De Kanttekeningen
VALHEFT: ongunstige gegevens achtergehouden
Onlangs verschenen in The New England Journal of Medicine de resultaten van de Valsartan Heart Failure Trial (VALHEFT), waarin de toevoeging van valsartan aan bestaande therapie werd onderzocht bij patiënten met hartfalen. Geconcludeerd werd dat toevoeging van valsartan het gecombineerde eindpunt morbiditeit en mortaliteit significant verlaagde.
Kort geleden werd bekend dat de fabrikant van valsartan, die een belangrijke rol heeft gespeeld bij de uitvoering en de evaluatie van de studie, ongunstige uitkomsten wel heeft doorgegeven aan de FDA, maar niet heeft vermeld bij de publicatie. Het Arznei-Telegramm wist de hand te leggen op de aanvullende gegevens en kwam totgeheel andere conclusies.

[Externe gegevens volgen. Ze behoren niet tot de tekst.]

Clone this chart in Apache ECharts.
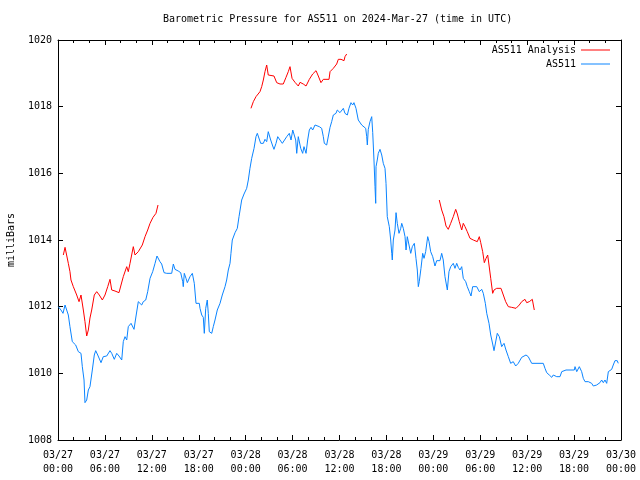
<!DOCTYPE html>
<html>
<head>
<meta charset="utf-8">
<script src="https://cdn.jsdelivr.net/npm/echarts@6/dist/echarts.min.js"></script>
<style>html,body{margin:0;padding:0;background:#fff}#c{width:640px;height:480px}</style>
</head>
<body>
<div id="c"></div>
<script>
// Hours since 2024-03-27 00:00 UTC, pressure in milliBars
var blueHours = [0.04,0.38,0.64,0.90,1.11,1.32,1.53,1.83,2.05,2.26,2.60,2.94,3.11,3.33,3.45,3.67,3.88,4.09,4.22,4.39,4.64,4.82,5.08,5.50,5.79,6.23,6.65,6.87,7.20,7.51,7.80,8.15,8.35,8.57,8.79,8.99,9.34,9.72,9.98,10.27,10.49,10.70,10.91,11.22,11.47,11.77,12.11,12.41,12.66,13.04,13.26,13.56,13.90,14.54,14.75,14.96,15.38,15.69,15.82,15.95,16.02,16.15,16.37,16.54,16.88,17.18,17.43,17.65,18.07,18.16,18.38,18.58,18.71,18.89,19.09,19.22,19.35,19.66,19.86,20.08,20.37,20.72,21.01,21.36,21.57,21.78,22.00,22.12,22.29,22.42,22.64,22.93,23.15,23.49,23.79,24.13,24.34,24.55,24.77,25.07,25.32,25.49,25.74,25.92,26.26,26.47,26.69,26.89,27.02,27.20,27.46,27.62,27.88,28.10,28.39,28.69,28.94,29.25,29.58,29.80,30.02,30.18,30.40,30.53,30.73,30.95,31.04,31.29,31.46,31.72,31.93,32.14,32.36,32.57,32.87,33.08,33.42,33.72,33.93,34.06,34.36,34.57,34.79,35.00,35.21,35.55,35.72,36.06,36.49,36.70,37.00,37.21,37.47,37.69,37.85,38.11,38.40,38.62,38.84,39.04,39.35,39.48,39.56,39.68,39.90,40.12,40.25,40.41,40.54,40.63,40.67,40.83,40.96,41.18,41.40,41.60,41.82,41.95,42.11,42.37,42.55,42.68,42.75,42.88,43.10,43.23,43.39,43.61,43.83,43.96,44.16,44.38,44.51,44.67,44.89,45.11,45.31,45.57,45.78,45.95,46.08,46.20,46.42,46.64,46.81,47.02,47.28,47.45,47.66,47.92,48.21,48.43,48.85,49.07,49.27,49.49,49.79,50.00,50.22,50.55,50.77,50.99,51.19,51.41,51.63,51.83,52.14,52.34,52.60,52.82,53.03,53.55,53.88,54.19,54.39,54.65,54.83,55.12,55.34,55.59,55.76,56.01,56.18,56.44,56.74,57.04,57.29,57.59,57.89,58.22,58.53,58.86,59.30,59.50,59.85,59.94,60.14,60.36,60.58,62.06,62.28,62.50,62.83,63.14,63.34,63.56,63.78,64.20,64.42,64.62,64.97,66.03,66.12,66.34,66.54,66.67,66.97,67.18,67.40,67.61,67.82,68.04,68.25,68.46,68.68,68.89,69.10,69.31,69.53,69.74,69.95,70.17,70.38,70.59,70.81,71.01,71.23,71.52,71.65];
var blueValues = [1012.0,1011.9,1011.8,1012.05,1012.1,1011.75,1011.4,1010.95,1011.0,1010.85,1010.65,1010.6,1010.2,1009.8,1009.12,1009.2,1009.5,1009.6,1009.55,1010.1,1010.55,1010.68,1010.55,1010.32,1010.5,1010.52,1010.68,1010.6,1010.42,1010.6,1010.52,1010.4,1010.95,1011.1,1011.0,1011.4,1011.5,1011.32,1011.72,1012.15,1012.18,1012.05,1012.15,1012.2,1012.45,1012.85,1013.05,1013.3,1013.52,1013.35,1013.28,1013.02,1013.0,1013.0,1013.28,1013.12,1013.07,1013.02,1013.07,1012.75,1012.6,1013.0,1012.85,1012.72,1012.9,1013.0,1012.7,1012.1,1012.1,1011.95,1011.75,1011.68,1011.2,1011.95,1012.2,1011.8,1011.25,1011.2,1011.4,1011.6,1011.9,1012.1,1012.35,1012.6,1012.8,1013.1,1013.3,1013.6,1014.0,1014.05,1014.22,1014.35,1014.7,1015.2,1015.38,1015.55,1015.8,1016.15,1016.45,1016.75,1017.1,1017.2,1017.2,1016.9,1016.9,1017.02,1016.95,1017.25,1017.3,1017.0,1016.82,1016.72,1016.9,1017.1,1017.0,1016.9,1016.95,1017.1,1017.2,1017.0,1017.3,1017.32,1017.0,1016.6,1017.1,1017.1,1016.75,1016.6,1016.8,1016.6,1017.0,1017.3,1017.38,1017.3,1017.45,1017.5,1017.4,1017.35,1017.1,1016.9,1016.85,1016.8,1017.38,1017.55,1017.75,1017.8,1017.9,1017.82,1017.95,1017.8,1017.75,1017.95,1018.12,1018.05,1018.12,1017.95,1017.6,1017.55,1017.45,1017.5,1017.35,1017.1,1016.85,1017.32,1017.55,1017.7,1017.22,1016.4,1015.6,1015.1,1016.2,1016.4,1016.6,1016.72,1016.55,1016.3,1016.15,1015.7,1014.7,1014.4,1014.0,1013.6,1013.4,1014.0,1014.3,1014.82,1014.5,1014.2,1014.35,1014.5,1014.35,1014.1,1013.7,1014.1,1013.85,1013.6,1013.8,1013.9,1013.45,1013.1,1012.6,1012.75,1013.15,1013.6,1013.45,1013.65,1014.1,1013.95,1013.65,1013.5,1013.22,1013.38,1013.38,1013.6,1013.4,1012.9,1012.5,1013.05,1013.2,1013.3,1013.15,1013.3,1013.18,1013.1,1013.2,1012.85,1012.75,1012.6,1012.45,1012.32,1012.6,1012.6,1012.45,1012.52,1012.4,1012.1,1011.8,1011.5,1011.15,1010.88,1010.68,1010.68,1011.2,1011.1,1010.8,1010.9,1010.7,1010.5,1010.3,1010.35,1010.22,1010.3,1010.48,1010.52,1010.55,1010.6,1010.5,1010.4,1010.3,1010.3,1010.15,1010.02,1009.95,1009.88,1009.95,1010.0,1009.9,1009.9,1010.05,1010.0,1010.1,1010.1,1010.2,1010.05,1010.0,1010.2,1010.05,1009.85,1009.75,1009.7,1009.75,1009.78,1009.7,1009.62,1009.58,1009.65,1009.7,1009.72,1009.8,1009.72,1009.8,1009.7,1010.05,1010.1,1010.12,1010.25,1010.38,1010.38,1010.3];

// null values mark the gaps between analysis segments
var redHours = [0.68,0.90,1.32,1.53,1.66,1.96,2.39,2.69,2.94,3.24,3.45,3.67,3.88,4.09,4.31,4.64,4.95,5.28,5.67,6.01,6.36,6.65,6.87,7.29,7.80,8.06,8.35,8.79,8.99,9.21,9.63,9.85,10.27,10.78,11.13,11.47,11.77,12.15,12.53,12.79,
  18.0,
  24.68,24.98,25.32,25.83,26.05,26.26,26.47,26.69,26.89,27.11,27.62,27.97,28.39,28.81,29.16,29.45,29.67,29.93,30.31,30.73,30.95,31.37,31.72,32.14,32.57,33.00,33.29,33.63,33.93,34.66,34.79,35.21,35.64,35.85,36.19,36.58,36.70,36.92,
  43.0,
  48.76,49.07,49.36,49.62,49.91,50.22,50.55,50.86,51.07,51.32,51.63,51.83,52.05,52.34,52.69,53.11,53.62,53.88,54.06,54.31,54.52,54.74,54.95,55.12,55.34,55.59,55.76,56.10,56.65,56.95,57.25,57.59,58.02,58.57,58.99,59.30,59.72,59.94,60.27,60.66,60.79,60.91];
var redValues = [1013.55,1013.78,1013.3,1013.05,1012.8,1012.6,1012.35,1012.15,1012.35,1011.9,1011.55,1011.12,1011.3,1011.66,1011.9,1012.35,1012.45,1012.35,1012.2,1012.35,1012.6,1012.82,1012.5,1012.47,1012.42,1012.65,1012.9,1013.2,1013.05,1013.3,1013.8,1013.55,1013.65,1013.85,1014.1,1014.3,1014.5,1014.68,1014.8,1015.05,
  null,
  1017.95,1018.15,1018.3,1018.45,1018.6,1018.8,1019.05,1019.25,1018.95,1018.92,1018.92,1018.72,1018.68,1018.68,1018.88,1019.05,1019.2,1018.85,1018.73,1018.62,1018.73,1018.68,1018.62,1018.82,1018.98,1019.08,1018.92,1018.72,1018.82,1018.82,1019.05,1019.15,1019.28,1019.42,1019.42,1019.38,1019.5,1019.58,
  null,
  1015.2,1014.9,1014.7,1014.42,1014.32,1014.5,1014.7,1014.92,1014.78,1014.55,1014.3,1014.5,1014.4,1014.25,1014.05,1014.0,1013.95,1014.1,1013.92,1013.65,1013.32,1013.45,1013.55,1013.25,1012.85,1012.4,1012.5,1012.55,1012.55,1012.35,1012.15,1012.0,1011.98,1011.95,1012.05,1012.15,1012.22,1012.12,1012.15,1012.22,1012.05,1011.9];

var xTickLabels = ['03/27\n00:00','03/27\n06:00','03/27\n12:00','03/27\n18:00','03/28\n00:00','03/28\n06:00','03/28\n12:00','03/28\n18:00','03/29\n00:00','03/29\n06:00','03/29\n12:00','03/29\n18:00','03/30\n00:00'];
var yTicks = ['1008','1010','1012','1014','1016','1018','1020'];
var seriesNames = ['AS511 Analysis','AS511'];
var titleText = 'Barometric Pressure for AS511 on 2024-Mar-27 (time in UTC)';
var yName = 'milliBars';

function pairs(h, v){ return h.map(function(x,i){ return [x, v[i]]; }); }

var FONT = 'DejaVu Sans Mono';
var chart = echarts.init(document.getElementById('c'), null, {renderer:'canvas'});
var xCommon = {
  type:'value', min:0, max:72, interval:6,
  axisLine:{show:true, onZero:false, lineStyle:{color:'#000', width:1}},
  axisTick:{show:true, inside:true, length:5, lineStyle:{color:'#000'}},
  minorTick:{show:true, splitNumber:3, length:3, lineStyle:{color:'#000'}},
  splitLine:{show:false}, minorSplitLine:{show:false}
};
var yCommon = {
  type:'value', min:1008, max:1020, interval:2,
  axisLine:{show:true, onZero:false, lineStyle:{color:'#000', width:1}},
  axisTick:{show:true, inside:true, length:5, lineStyle:{color:'#000'}},
  splitLine:{show:false}
};
var legendCommon = {right:25, align:'right', icon:'rect', itemWidth:29, itemHeight:1,
  textStyle:{fontFamily:FONT, fontSize:10, color:'#000'}};
chart.setOption({
  animation:false,
  backgroundColor:'#fff',
  title:{text:titleText, left:163, top:14, padding:0, textStyle:{fontFamily:FONT, fontSize:10, fontWeight:'normal', color:'#000'}},
  legend:[
    Object.assign({data:[seriesNames[0]], top:40}, legendCommon),
    Object.assign({data:[seriesNames[1]], top:54}, legendCommon)
  ],
  grid:{left:58, right:19, top:40, bottom:40, containLabel:false, outerBoundsMode:'none'},
  xAxis:[
    Object.assign({}, xCommon, {position:'bottom', axisLabel:{show:true, margin:8, lineHeight:14, fontFamily:FONT, fontSize:10, color:'#000',
      formatter:function(v){ return xTickLabels[Math.round(v/6)]; }}}),
    Object.assign({}, xCommon, {position:'top', axisLabel:{show:false}})
  ],
  yAxis:[
    Object.assign({}, yCommon, {position:'left', name:yName, nameLocation:'middle', nameRotate:90, nameGap:42,
      nameTextStyle:{fontFamily:FONT, fontSize:10, color:'#000'},
      axisLabel:{show:true, margin:6, fontFamily:FONT, fontSize:10, color:'#000',
      formatter:function(v){ return yTicks[Math.round((v-1008)/2)]; }}}),
    Object.assign({}, yCommon, {position:'right', axisLabel:{show:false}})
  ],
  series:[
    {name:seriesNames[0], type:'line', symbol:'none', connectNulls:false, data:pairs(redHours, redValues),
      lineStyle:{color:'#ff0000', width:1}, itemStyle:{color:'#ff0000'}},
    {name:seriesNames[1], type:'line', symbol:'none', data:pairs(blueHours, blueValues),
      lineStyle:{color:'#0a84ff', width:1}, itemStyle:{color:'#0a84ff'}}
  ]
});
</script>
</body>
</html>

Bij patiënten met hartfalen, die in meer dan 90% van de gevallen een ACE-remmer gebruikten en in 35% van de gevallen een ß-blokker, had additioneel gebruik van valsartan geen effect op de overall mortaliteit. Het aantal ziekenhuisopnamen vanwege hartfalen daalde, maar het totale aantal ziekenhuisopnamen bleef gelijk, waarschijnlijk vanwege meer opnames als gevolg van geneesmiddelgerelateerde bijwerkingen.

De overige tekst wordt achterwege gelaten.